Without including any pictures, write out the listing below exactly.
——
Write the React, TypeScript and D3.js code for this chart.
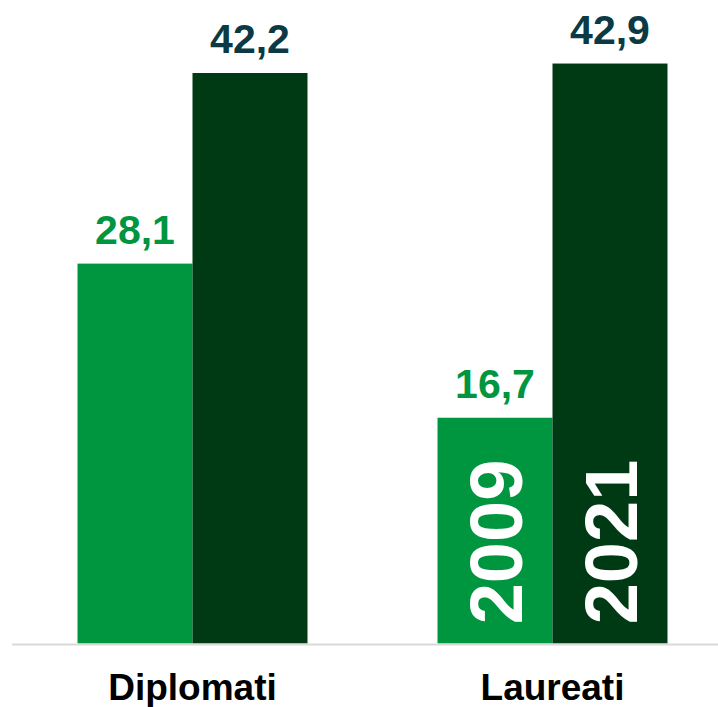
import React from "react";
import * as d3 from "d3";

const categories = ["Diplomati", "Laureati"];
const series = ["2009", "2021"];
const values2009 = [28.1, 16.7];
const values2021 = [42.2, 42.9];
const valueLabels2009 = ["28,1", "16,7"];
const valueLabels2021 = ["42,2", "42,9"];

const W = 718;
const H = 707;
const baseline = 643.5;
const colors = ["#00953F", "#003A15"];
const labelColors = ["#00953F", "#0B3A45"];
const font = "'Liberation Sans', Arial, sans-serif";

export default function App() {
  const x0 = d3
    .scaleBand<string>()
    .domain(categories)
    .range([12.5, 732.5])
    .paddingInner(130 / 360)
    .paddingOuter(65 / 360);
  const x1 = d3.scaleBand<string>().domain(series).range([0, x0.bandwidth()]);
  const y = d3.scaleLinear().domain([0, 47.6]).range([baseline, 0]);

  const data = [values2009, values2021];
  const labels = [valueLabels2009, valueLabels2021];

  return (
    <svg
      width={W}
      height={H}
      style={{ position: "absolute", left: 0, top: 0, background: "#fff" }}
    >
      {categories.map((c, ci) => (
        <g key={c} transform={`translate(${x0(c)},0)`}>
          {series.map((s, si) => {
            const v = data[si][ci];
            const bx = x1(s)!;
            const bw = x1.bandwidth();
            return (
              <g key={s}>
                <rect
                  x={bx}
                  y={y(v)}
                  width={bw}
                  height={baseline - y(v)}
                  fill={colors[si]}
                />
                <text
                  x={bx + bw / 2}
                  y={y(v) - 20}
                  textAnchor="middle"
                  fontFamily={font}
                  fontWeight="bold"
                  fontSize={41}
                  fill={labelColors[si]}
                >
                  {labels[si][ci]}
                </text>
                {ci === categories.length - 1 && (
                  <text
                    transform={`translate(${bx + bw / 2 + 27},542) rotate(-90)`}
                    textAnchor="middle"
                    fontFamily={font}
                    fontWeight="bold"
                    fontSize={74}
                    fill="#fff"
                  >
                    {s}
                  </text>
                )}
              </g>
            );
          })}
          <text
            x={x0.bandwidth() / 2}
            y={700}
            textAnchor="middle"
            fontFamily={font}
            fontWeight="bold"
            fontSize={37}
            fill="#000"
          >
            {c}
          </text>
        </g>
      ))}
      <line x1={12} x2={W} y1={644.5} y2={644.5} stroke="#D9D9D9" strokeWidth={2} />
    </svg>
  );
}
——
_Output for this exercise_.
Write the React, TypeScript and D3.js code for this chart.
import React from "react";
import * as d3 from "d3";

const categories = ["Diplomati", "Laureati"];
const series = ["2009", "2021"];
const values2009 = [28.1, 16.7];
const values2021 = [42.2, 42.9];
const valueLabels2009 = ["28,1", "16,7"];
const valueLabels2021 = ["42,2", "42,9"];

const W = 718;
const H = 707;
const baseline = 643.5;
const colors = ["#00953F", "#003A15"];
const labelColors = ["#00953F", "#0B3A45"];
const font = "'Liberation Sans', Arial, sans-serif";

export default function App() {
  const x0 = d3
    .scaleBand<string>()
    .domain(categories)
    .range([12.5, 732.5])
    .paddingInner(130 / 360)
    .paddingOuter(65 / 360);
  const x1 = d3.scaleBand<string>().domain(series).range([0, x0.bandwidth()]);
  const y = d3.scaleLinear().domain([0, 47.6]).range([baseline, 0]);

  const data = [values2009, values2021];
  const labels = [valueLabels2009, valueLabels2021];

  return (
    <svg
      width={W}
      height={H}
      style={{ position: "absolute", left: 0, top: 0, background: "#fff" }}
    >
      {categories.map((c, ci) => (
        <g key={c} transform={`translate(${x0(c)},0)`}>
          {series.map((s, si) => {
            const v = data[si][ci];
            const bx = x1(s)!;
            const bw = x1.bandwidth();
            return (
              <g key={s}>
                <rect
                  x={bx}
                  y={y(v)}
                  width={bw}
                  height={baseline - y(v)}
                  fill={colors[si]}
                />
                <text
                  x={bx + bw / 2}
                  y={y(v) - 20}
                  textAnchor="middle"
                  fontFamily={font}
                  fontWeight="bold"
                  fontSize={41}
                  fill={labelColors[si]}
                >
                  {labels[si][ci]}
                </text>
                {ci === categories.length - 1 && (
                  <text
                    transform={`translate(${bx + bw / 2 + 27},542) rotate(-90)`}
                    textAnchor="middle"
                    fontFamily={font}
                    fontWeight="bold"
                    fontSize={74}
                    fill="#fff"
                  >
                    {s}
                  </text>
                )}
              </g>
            );
          })}
          <text
            x={x0.bandwidth() / 2}
            y={700}
            textAnchor="middle"
            fontFamily={font}
            fontWeight="bold"
            fontSize={37}
            fill="#000"
          >
            {c}
          </text>
        </g>
      ))}
      <line x1={12} x2={W} y1={644.5} y2={644.5} stroke="#D9D9D9" strokeWidth={2} />
    </svg>
  );
}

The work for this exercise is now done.